Все это, в сущности, очень хорошо обошлось (говорю «обошлось» только потому, что больше решительно не намерен предаваться спектаклям). Однако вот и лето кончается, и как-то скоро! Впрочем, еще осень длинна, и от нее я жду многого, а чего — по правде сказать, в точности сам не знаю. Но чувствуется мне, что должен произойти важный переворот в моей жизни или в хорошую, или в дурную сторону (плюс или минус!). Это чувствование и постоянное «ожидание» бодрит. И часто «я плачу сладостно, как первый Иудей на рубеже страны обетованной» (конечно, в переносном смысле! а может быть, буду плакать и действительно?). Вообще, если бы не временная жара, я мог бы похвастаться полнотой жизни. Теперь наверстываю потерянное. Кое-что все-таки прочитано, теперь даже и за Коркунова взялся. А что Ваше сочинение? Я надеюсь, что оно пойдет скоро окончательно безболезненно. А теперь мне представляется как-то, что Вы не можете сосредоточиться. И у Вас тоже очень хорошо, как здесь, но, я думаю, совершенно другие настроения возникают: Вы ходите много и с барышнями. Я если двигаюсь, то верхом на лошади и непременно к Менделеевым, вообще же хожу с неохотой и недалеко. Однако и барышня есть — к нам приехала на две недели Екатерина Евгеньевна Хрусталева, которую Вы однажды видели у нас (или дважды?). Мы мало гуляем, но иногда ведем разговоры, и, конечно, по преимуществу довольно отвлеченные. Кстати, ей очень нравятся иные из Ваших стихов, а я переписывать не даю; прошу Вас санкционировать мои поступки в ту или другую сторону. — Отвечаю на Вашу постоянную, привлекательную, но несбыточную просьбу, что приехать к Вам решительно не могу (да и поздно уж теперь было бы), потому что нет денег, а главное, я привязан к здешним местам: нас в Шахматово четверо, и убыль одного была бы чересчур заметна. Но и это можно было бы преодолеть. Дело в том, что сюда в настоящее время привлекает меня мистический магнит; отречься от него теперь, мне думается, большой грех против собственной природы; ибо он притягивает меня больше, чем когда-нибудь; и в этом я чую перелом. Вы, конечно, склонны, как и я, к такому «идеализированью» собственных желаний (если интересно называть это идеализированьем), а потому поймете меня, особенно если я напомню Вам строки Фета «Знать, в последний встречаю весну и тебя на земле уж не встречу», Это настроение теперь не чуждо мне, хотя и не вполне подходяще, потому что очень весеннее. Но оно и без действительной весны возможно. — И вот настоящая причина. А потому я

…боюсь, если путь мой протянется
Из родимых полей в край чужой,
Одинокое сердце оглянется
И забьется знакомой тоской.

Настроение, как видите, такое, что всякую мысль готов превратить в лирический стих. Очень радостное и очень напряженное. И еще раз, желаю Вам таких же мыслей и чувств, хотя это и не будет способствовать Вашему сочинению. Да, ведь сочинение само собой напишется, потому что

Неподвижно лишь солнце любви.

Скоро мы ведь увидимся в Петербурге; но все-таки напишите.
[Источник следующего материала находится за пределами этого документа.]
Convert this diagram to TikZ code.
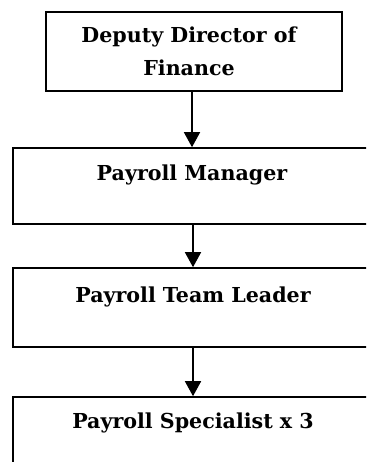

Искренно Вас любящий Ал. Блок.

— Аснык, в переводе… Лебедева!

Чудесный сон

Чудесный сон, владея мной,
Мечтою длился нежной.
Была ты — светлою волной,
— скалой прибрежной!.. —
Не тосковал о жизни я,
О бренном, слабом теле…
Всё снилась мне любовь твоя…
Века, века летели. —
Но жил мой камень мрачный:
В просторе — чьи-то голоса,
Лазурь — в волне прозрачной…
В объятьи каменном моем
Нас общим, долгим бытием
Века веков связали. —
Ты всё точила мой гранит,
И в сладостном влеченьи
Я знал — придет конец труду,
Я с ликованием паду

P. S. Может быть, Вы уже знаете его?